■ **DATA SEGMENT**

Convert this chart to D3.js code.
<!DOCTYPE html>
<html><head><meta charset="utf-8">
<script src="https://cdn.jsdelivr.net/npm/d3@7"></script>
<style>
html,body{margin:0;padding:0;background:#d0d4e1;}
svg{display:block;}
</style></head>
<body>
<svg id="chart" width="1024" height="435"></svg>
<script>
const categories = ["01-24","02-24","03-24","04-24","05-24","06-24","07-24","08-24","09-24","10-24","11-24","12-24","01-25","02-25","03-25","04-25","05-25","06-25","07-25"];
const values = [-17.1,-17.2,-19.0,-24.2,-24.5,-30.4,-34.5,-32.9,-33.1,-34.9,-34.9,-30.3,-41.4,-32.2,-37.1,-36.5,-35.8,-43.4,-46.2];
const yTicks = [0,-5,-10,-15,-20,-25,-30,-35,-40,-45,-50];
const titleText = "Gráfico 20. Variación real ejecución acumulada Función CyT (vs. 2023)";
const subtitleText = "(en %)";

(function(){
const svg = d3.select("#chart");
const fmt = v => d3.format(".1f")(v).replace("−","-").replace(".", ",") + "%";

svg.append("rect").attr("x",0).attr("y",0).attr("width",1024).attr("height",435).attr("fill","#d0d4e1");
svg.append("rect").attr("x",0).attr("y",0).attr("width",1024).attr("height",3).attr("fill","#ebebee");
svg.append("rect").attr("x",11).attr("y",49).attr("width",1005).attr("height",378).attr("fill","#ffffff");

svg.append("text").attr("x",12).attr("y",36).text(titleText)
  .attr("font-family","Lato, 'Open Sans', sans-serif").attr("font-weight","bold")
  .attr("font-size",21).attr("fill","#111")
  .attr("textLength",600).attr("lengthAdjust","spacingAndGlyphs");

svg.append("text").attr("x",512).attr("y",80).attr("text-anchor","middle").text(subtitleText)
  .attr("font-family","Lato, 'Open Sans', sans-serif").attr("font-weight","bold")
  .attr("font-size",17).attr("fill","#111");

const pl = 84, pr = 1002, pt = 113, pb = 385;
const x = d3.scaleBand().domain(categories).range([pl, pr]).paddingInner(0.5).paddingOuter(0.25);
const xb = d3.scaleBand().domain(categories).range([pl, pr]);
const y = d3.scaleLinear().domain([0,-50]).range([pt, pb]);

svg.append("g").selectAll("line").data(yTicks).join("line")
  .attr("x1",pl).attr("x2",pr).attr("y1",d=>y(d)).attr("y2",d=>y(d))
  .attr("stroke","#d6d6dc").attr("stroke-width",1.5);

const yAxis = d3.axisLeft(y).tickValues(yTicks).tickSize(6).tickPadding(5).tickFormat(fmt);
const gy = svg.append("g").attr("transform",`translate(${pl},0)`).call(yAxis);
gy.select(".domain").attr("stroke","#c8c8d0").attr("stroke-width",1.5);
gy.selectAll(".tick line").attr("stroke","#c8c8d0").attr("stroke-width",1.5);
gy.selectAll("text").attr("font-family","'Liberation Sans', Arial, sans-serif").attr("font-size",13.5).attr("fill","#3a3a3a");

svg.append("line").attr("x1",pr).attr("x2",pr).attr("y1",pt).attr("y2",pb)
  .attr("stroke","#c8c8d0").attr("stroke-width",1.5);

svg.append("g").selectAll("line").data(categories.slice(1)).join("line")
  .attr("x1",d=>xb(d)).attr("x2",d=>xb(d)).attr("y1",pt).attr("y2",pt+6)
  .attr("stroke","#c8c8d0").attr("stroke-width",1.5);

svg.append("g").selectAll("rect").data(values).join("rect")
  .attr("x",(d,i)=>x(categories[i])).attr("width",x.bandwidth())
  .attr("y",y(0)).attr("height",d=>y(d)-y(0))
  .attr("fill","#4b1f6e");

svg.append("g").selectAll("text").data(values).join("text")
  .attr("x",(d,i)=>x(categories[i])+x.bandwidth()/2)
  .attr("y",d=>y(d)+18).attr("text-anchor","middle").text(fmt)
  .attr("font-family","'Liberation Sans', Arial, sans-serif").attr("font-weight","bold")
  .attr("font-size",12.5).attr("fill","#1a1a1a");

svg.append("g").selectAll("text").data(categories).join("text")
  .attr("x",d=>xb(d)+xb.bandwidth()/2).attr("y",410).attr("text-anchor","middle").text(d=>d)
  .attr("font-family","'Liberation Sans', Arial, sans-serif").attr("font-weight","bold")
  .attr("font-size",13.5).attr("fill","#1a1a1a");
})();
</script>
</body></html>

■ **WRITTEN TASK**
Tally up the lines holding the string "chart" in this listing, and report the total alone.

■ **OUTPUT OF THE EXERCISE**
3